Here are the three lists of Egyptian gods, Hebrew patriarchs, and Chaldean kings.
| Egypt. | Patriarchs. | Chaldean Kings. |
|---|---|---|
| Ptah. | Adam. | Alorus. |
| Ra. | Seth. | Alaparus. |
| Su. | Enos. | Almelon. |
| Seb. | Cainan. | Ammenon. |
| Hosiri. | Mahalaleel. | Amegalarus. |
| Set. | Jared. | Daonus. (Dun in the inscriptions.) |
| Hor. | Enoch. | Ædorachus. |
| Tut. | Methuselah. | Amempsin. |
| Ma. | Lamech. | Otiartes (Opartes). |
| Hor. | Noah. | Xisuthrus. |
It is well known that Enos, like Adam, signifies “man;” hence some writers have supposed that the list of Noah’s ancestors was originally counted from Enos, so that Lamech, Noah’s father, would have been the seventh in descent. There is, moreover, a curious resemblance between the names of the descendants of Seth and those of the descendants of Cain, Methuselah, indeed, being apparently more correctly written Methusael (Gen. iv. 18), which is the Assyrian Mutu-sa-ili, “Man of God.” Now Lamech, the descendant of Cain, is the seventh from Adam. It may be noticed that Irad or Jared is the same word as the Assyrian Arad, “servant,” and Arad or Ardutu is the Assyrian rendering of the Accadian Ubara, the first part of the name of the father of Xisuthrus, who is actually called Ardates by Abydenus.
Mr. George Smith believed that the real connection between the traditions of Babylonia and Palestine would never be cleared up until the literature of the Syrian population which intervened is recovered. It is very possible that light may be thrown upon the question by the excavations now being made at Jerablus, the site of Carchemish, the capital of the ancient Hittites. Terah may be the same word as Tarkhu, who seems to have been worshipped as a god by the Hittites; and Lucian has preserved a legend of the Flood and the patriarch Sisythes, who is evidently the Xisuthrus of the Babylonians, which was current at Hierapolis or Mabug, a little to the south of Jerablus. In this legend the ark has become a coffer, Sisythes and his family are alone preserved, and the Flood was sent to punish the wickedness of mankind.

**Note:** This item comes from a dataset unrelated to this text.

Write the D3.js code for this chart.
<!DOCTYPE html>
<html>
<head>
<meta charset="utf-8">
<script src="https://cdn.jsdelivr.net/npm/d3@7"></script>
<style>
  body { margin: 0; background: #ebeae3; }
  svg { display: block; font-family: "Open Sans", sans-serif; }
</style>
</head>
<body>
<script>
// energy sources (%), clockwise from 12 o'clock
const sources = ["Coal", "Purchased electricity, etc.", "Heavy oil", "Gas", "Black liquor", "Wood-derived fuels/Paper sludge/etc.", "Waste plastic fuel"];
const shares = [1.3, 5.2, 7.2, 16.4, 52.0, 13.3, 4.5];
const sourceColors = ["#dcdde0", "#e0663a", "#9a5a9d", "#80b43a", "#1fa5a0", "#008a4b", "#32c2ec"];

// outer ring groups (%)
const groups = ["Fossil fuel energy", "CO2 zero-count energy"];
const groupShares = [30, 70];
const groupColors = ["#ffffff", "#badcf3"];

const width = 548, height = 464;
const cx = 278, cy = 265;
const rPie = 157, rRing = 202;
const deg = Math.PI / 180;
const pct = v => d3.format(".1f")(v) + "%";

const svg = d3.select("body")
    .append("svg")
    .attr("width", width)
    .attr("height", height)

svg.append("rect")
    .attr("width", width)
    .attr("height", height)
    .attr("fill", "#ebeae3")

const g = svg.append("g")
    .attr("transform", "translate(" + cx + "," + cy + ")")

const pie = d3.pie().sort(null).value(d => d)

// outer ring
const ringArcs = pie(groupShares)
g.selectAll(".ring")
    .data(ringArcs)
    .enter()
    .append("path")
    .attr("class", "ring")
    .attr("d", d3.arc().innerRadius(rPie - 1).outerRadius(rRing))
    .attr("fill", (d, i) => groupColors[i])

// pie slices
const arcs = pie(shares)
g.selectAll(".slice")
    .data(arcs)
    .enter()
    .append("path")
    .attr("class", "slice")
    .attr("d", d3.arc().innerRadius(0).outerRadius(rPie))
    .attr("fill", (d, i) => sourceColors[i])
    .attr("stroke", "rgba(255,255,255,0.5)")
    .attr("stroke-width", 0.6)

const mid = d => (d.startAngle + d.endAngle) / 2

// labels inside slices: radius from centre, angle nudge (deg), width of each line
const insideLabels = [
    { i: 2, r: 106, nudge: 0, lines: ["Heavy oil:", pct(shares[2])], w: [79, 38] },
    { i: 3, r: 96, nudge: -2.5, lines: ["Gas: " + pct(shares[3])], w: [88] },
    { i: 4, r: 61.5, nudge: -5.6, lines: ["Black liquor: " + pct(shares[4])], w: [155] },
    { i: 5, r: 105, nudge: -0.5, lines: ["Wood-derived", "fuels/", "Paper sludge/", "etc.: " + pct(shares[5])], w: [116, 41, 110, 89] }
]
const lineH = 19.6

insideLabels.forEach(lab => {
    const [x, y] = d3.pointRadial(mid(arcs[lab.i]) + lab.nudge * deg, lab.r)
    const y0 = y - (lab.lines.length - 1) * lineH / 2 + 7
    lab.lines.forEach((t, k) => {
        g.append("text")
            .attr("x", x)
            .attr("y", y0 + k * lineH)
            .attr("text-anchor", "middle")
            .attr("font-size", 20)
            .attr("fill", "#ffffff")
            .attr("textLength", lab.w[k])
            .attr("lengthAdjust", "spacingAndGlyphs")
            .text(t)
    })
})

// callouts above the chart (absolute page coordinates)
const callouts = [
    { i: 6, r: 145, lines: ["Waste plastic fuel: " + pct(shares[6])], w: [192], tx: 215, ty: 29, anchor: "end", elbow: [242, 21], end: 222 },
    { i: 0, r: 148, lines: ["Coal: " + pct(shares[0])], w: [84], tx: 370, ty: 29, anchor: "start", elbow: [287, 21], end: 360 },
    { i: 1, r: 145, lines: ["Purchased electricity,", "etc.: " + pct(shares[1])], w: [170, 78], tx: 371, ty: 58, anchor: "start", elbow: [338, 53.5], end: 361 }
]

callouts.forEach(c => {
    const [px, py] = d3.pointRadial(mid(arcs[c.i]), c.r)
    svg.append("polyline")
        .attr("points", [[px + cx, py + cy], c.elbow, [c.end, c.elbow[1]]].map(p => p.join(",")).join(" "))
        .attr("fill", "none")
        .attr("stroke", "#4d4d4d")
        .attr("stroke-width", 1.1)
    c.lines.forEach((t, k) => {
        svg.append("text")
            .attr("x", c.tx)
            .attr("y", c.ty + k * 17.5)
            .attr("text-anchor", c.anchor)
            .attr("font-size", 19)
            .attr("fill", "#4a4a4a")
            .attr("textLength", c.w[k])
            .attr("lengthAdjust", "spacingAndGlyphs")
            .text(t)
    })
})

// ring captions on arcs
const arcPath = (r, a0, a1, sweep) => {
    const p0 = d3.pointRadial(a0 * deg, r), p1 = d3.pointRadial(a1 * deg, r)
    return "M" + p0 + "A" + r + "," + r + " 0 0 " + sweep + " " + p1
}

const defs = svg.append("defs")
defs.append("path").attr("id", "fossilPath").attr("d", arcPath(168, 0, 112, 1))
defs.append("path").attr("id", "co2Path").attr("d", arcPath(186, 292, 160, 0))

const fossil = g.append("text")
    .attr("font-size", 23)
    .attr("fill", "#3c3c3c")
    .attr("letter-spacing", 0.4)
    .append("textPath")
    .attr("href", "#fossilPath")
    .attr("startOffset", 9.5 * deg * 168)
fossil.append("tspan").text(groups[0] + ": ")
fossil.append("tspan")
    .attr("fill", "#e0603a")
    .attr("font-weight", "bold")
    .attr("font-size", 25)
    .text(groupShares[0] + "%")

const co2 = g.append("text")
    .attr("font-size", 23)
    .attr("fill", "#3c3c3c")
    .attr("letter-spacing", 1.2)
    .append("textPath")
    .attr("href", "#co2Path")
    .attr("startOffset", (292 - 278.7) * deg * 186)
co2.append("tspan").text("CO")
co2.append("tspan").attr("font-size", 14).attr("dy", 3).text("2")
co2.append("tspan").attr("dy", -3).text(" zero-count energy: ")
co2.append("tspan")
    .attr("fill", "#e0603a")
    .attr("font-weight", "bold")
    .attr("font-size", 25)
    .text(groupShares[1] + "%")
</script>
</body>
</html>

There is one point which still deserves notice: these traditions are not fixed to any localities in or near Palestine, but even on the showing of the Jews themselves, belong to the neighbourhood of the Euphrates valley, and Babylonia in particular; this of course is clearly stated in the Babylonian inscriptions and traditions.
Eden, according even to the Jews, was by the Euphrates and Tigris; the cities of Babylon, Larancha, and Sippara were supposed by the Babylonians to have been founded before the Flood. Surippak was the city of the ark, the mountains east of the Tigris were the resting-place of the ark, Babylon was the site of the tower, and Ur of the Chaldees the birthplace of Abraham. These facts and the further statement that Abraham, the father and first leader of the Hebrew race, migrated from Ur to Harran in Syria, and from thence to Palestine, are all so much evidence in favour of the hypothesis that Chaldea was the original home of these stories, and that the Jews received them originally from the Babylonians; but on the other hand there are such striking differences in some parts of the legends, particularly in the names of the patriarchs before the Flood, that it is evident further information is required before we can determine how or when they were received by the Jews.